Exercise: Lines holding the string "chart" are the ones to copy from this listing.
-- Start Data for the task --
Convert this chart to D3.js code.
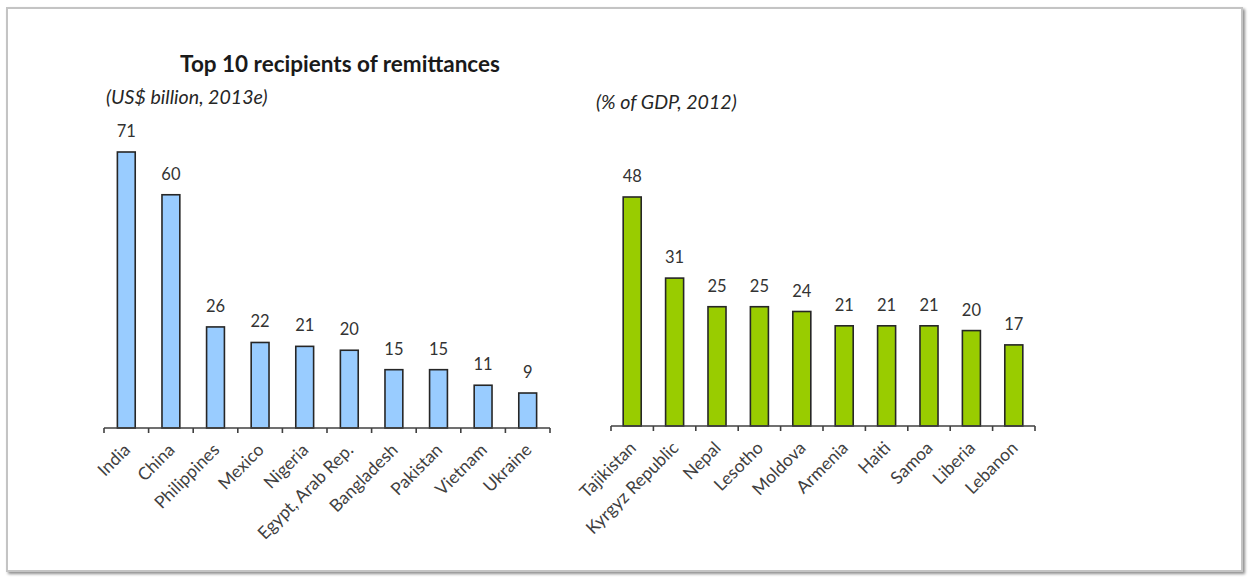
-- End Data for the task --
-- Start Data for the task --
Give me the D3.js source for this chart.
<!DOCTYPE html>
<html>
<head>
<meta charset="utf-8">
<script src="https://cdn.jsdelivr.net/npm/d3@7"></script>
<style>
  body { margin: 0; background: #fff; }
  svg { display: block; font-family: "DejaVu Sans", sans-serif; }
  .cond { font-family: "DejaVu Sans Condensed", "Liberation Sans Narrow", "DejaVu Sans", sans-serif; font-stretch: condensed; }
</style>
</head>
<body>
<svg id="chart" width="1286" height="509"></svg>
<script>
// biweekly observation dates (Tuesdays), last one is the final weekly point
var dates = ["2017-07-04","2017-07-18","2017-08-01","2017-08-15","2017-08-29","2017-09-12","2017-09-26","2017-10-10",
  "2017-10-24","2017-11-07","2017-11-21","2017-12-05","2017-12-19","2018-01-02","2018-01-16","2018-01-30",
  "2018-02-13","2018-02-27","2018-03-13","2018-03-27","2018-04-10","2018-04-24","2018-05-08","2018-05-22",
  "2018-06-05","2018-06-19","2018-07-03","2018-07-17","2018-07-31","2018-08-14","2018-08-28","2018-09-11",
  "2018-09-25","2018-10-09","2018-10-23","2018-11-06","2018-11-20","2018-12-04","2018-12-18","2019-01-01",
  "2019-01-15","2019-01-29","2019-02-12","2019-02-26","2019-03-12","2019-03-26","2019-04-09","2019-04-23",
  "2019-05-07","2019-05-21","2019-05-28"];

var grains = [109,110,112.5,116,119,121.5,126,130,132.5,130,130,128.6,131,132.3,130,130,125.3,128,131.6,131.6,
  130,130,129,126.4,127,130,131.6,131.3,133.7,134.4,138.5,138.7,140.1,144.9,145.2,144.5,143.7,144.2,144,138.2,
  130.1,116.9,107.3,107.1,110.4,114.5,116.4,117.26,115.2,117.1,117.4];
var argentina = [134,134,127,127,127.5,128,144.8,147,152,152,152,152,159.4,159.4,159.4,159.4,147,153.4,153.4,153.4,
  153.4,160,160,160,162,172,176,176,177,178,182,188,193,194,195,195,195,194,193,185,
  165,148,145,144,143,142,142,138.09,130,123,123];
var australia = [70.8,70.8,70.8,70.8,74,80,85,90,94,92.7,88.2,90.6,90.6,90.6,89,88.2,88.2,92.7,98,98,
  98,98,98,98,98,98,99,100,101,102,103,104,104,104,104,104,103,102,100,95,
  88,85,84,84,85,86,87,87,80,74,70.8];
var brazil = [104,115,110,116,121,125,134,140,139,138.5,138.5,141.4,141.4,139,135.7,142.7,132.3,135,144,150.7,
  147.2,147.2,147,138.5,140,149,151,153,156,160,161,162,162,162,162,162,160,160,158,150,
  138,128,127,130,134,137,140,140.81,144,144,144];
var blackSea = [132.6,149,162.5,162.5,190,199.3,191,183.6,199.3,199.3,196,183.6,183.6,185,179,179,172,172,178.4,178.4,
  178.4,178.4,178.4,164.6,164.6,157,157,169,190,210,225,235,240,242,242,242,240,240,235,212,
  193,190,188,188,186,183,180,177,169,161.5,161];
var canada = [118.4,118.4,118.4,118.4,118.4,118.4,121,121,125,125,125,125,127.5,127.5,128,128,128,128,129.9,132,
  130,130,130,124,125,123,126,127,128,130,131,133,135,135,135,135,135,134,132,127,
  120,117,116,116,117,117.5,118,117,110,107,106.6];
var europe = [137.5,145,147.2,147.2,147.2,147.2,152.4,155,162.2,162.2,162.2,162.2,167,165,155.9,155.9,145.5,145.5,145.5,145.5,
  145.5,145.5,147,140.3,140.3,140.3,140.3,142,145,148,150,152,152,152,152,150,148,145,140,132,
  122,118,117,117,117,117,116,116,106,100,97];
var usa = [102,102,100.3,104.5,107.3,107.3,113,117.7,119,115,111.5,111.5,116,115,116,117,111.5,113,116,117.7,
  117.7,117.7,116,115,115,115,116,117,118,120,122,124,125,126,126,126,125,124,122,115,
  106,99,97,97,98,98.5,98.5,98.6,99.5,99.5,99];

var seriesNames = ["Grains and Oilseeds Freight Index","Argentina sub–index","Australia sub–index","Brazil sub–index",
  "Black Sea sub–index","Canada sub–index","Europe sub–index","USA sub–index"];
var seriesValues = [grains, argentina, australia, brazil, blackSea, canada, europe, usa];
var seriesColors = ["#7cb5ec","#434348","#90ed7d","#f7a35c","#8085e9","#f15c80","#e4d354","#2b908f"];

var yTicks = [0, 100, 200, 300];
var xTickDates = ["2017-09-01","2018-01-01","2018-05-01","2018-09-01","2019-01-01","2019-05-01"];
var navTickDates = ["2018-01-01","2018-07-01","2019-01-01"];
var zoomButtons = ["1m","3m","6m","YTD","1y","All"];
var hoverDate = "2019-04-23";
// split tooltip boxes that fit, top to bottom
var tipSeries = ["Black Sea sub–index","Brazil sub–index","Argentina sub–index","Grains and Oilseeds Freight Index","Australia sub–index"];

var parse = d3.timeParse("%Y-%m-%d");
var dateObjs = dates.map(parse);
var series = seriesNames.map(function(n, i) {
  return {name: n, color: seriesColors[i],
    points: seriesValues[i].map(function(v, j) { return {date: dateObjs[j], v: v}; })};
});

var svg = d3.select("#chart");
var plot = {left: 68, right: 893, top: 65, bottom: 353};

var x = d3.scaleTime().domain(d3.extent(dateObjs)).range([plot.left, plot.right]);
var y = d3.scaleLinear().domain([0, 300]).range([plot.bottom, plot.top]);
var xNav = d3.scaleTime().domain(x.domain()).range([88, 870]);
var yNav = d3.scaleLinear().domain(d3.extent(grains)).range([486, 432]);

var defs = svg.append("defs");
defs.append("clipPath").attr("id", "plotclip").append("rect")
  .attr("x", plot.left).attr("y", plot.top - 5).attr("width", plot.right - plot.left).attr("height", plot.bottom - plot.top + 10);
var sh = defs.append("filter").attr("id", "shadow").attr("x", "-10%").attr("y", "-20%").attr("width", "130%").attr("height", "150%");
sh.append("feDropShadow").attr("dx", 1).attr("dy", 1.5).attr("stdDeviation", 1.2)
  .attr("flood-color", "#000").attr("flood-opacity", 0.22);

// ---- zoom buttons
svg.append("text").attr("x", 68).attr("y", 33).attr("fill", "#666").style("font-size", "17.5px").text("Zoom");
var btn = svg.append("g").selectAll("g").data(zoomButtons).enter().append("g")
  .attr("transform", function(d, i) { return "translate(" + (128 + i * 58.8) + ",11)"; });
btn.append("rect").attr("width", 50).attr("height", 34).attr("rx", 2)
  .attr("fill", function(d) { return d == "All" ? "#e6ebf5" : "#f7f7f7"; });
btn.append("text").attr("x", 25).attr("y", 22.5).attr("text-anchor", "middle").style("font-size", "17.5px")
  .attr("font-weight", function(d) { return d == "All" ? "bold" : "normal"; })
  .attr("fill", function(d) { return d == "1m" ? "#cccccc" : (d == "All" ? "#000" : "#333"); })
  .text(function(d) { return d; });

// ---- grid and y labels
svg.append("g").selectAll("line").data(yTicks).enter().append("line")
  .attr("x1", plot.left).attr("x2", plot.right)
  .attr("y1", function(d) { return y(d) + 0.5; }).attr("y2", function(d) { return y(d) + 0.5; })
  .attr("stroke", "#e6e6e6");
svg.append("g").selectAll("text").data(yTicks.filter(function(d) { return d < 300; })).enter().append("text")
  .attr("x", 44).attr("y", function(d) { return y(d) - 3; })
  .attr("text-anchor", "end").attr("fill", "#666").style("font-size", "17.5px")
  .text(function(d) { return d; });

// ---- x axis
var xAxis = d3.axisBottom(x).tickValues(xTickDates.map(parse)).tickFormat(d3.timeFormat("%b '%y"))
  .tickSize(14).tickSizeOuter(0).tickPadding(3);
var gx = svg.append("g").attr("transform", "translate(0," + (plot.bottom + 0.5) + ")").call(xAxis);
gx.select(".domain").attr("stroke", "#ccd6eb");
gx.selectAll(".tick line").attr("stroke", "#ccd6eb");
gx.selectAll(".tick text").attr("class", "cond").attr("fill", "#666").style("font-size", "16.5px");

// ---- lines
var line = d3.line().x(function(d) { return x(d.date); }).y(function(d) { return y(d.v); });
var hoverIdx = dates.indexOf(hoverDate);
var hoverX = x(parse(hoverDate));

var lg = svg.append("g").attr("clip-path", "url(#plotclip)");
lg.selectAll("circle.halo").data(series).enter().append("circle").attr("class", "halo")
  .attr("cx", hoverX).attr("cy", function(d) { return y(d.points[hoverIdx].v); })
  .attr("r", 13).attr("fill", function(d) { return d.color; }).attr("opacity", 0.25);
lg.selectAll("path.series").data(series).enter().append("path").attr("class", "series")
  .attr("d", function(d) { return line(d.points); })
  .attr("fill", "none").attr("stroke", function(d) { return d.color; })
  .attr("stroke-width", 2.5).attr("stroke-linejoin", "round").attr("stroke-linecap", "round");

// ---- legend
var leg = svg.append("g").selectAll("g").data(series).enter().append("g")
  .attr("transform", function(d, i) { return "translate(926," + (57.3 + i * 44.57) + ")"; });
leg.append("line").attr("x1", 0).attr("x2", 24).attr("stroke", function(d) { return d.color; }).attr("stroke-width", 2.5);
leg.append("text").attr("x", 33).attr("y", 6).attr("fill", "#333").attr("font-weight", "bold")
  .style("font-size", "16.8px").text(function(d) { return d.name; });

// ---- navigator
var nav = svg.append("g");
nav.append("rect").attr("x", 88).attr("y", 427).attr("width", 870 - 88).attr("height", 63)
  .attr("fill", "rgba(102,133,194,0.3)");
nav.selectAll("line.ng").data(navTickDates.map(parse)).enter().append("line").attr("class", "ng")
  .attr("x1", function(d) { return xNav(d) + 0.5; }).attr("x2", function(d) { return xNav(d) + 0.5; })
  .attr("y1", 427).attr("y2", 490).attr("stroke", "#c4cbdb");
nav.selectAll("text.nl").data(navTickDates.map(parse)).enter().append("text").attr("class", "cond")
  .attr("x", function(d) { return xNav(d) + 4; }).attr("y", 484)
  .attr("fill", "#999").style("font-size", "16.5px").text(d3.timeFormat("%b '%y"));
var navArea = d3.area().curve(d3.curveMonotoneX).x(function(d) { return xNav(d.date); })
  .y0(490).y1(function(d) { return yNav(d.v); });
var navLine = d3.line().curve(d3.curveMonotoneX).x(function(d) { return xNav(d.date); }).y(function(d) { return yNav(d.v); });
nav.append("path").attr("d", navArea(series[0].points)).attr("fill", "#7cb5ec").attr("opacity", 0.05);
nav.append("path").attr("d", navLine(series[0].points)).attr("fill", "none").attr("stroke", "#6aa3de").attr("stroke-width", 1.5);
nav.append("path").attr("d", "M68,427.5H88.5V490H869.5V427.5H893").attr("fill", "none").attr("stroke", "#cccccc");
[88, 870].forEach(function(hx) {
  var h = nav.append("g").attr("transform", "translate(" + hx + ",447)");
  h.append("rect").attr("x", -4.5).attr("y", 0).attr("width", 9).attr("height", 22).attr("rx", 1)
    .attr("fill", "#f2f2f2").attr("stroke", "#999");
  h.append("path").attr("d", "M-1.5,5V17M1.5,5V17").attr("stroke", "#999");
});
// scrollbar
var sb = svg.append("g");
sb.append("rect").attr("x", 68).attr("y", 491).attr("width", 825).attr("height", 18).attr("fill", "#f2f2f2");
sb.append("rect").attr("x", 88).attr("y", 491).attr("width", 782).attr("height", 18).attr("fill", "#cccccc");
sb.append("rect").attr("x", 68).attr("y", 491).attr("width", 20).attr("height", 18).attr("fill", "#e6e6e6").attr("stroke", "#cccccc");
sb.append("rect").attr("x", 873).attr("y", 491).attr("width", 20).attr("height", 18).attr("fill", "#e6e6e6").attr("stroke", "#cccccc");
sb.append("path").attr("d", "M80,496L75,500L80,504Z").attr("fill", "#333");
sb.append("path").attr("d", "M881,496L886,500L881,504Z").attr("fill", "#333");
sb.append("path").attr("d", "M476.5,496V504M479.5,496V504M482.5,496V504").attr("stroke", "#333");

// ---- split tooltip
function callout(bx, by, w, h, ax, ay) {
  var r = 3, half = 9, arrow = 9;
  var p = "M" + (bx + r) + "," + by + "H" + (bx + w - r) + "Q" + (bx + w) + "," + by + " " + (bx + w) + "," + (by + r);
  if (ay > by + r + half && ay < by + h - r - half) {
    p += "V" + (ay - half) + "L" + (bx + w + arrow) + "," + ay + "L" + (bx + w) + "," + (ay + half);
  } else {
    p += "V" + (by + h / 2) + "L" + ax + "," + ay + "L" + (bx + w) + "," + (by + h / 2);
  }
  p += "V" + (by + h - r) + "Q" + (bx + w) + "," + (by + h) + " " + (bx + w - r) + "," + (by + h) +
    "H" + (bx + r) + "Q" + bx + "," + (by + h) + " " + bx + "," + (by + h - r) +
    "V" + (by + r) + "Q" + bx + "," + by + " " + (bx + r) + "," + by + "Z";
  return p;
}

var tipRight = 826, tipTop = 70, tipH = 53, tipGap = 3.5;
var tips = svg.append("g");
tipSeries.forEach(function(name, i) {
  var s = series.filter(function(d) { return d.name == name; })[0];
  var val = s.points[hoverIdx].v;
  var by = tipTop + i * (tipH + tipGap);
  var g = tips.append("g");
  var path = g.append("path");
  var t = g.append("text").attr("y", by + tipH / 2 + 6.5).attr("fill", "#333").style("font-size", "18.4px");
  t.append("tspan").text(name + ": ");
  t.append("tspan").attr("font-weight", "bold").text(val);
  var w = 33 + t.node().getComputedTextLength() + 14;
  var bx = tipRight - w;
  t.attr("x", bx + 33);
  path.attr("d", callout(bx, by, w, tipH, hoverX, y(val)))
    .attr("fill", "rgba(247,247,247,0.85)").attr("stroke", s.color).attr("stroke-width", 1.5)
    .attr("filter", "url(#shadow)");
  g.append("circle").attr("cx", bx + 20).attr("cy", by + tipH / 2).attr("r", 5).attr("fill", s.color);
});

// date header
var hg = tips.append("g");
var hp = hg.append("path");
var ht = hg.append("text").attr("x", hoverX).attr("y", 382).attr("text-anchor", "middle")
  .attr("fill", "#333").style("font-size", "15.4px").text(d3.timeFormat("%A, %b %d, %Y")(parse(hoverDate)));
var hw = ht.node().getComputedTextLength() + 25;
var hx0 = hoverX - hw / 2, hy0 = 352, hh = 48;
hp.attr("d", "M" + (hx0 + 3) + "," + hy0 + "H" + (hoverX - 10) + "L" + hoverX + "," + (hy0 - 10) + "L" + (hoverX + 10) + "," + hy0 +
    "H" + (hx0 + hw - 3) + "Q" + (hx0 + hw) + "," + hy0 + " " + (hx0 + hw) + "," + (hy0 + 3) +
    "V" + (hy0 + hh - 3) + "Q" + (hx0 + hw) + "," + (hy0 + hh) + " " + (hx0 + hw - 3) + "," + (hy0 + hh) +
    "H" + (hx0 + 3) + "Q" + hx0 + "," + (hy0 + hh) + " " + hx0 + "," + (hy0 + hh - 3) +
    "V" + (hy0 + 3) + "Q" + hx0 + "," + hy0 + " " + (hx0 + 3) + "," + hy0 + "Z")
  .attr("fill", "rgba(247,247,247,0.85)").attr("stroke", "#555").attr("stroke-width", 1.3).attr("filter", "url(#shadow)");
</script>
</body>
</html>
-- End Data for the task --
Response:
Convert this chart to D3.js code.
Give me the D3.js source for this chart.
<svg id="chart" width="1286" height="509"></svg>
var svg = d3.select("#chart");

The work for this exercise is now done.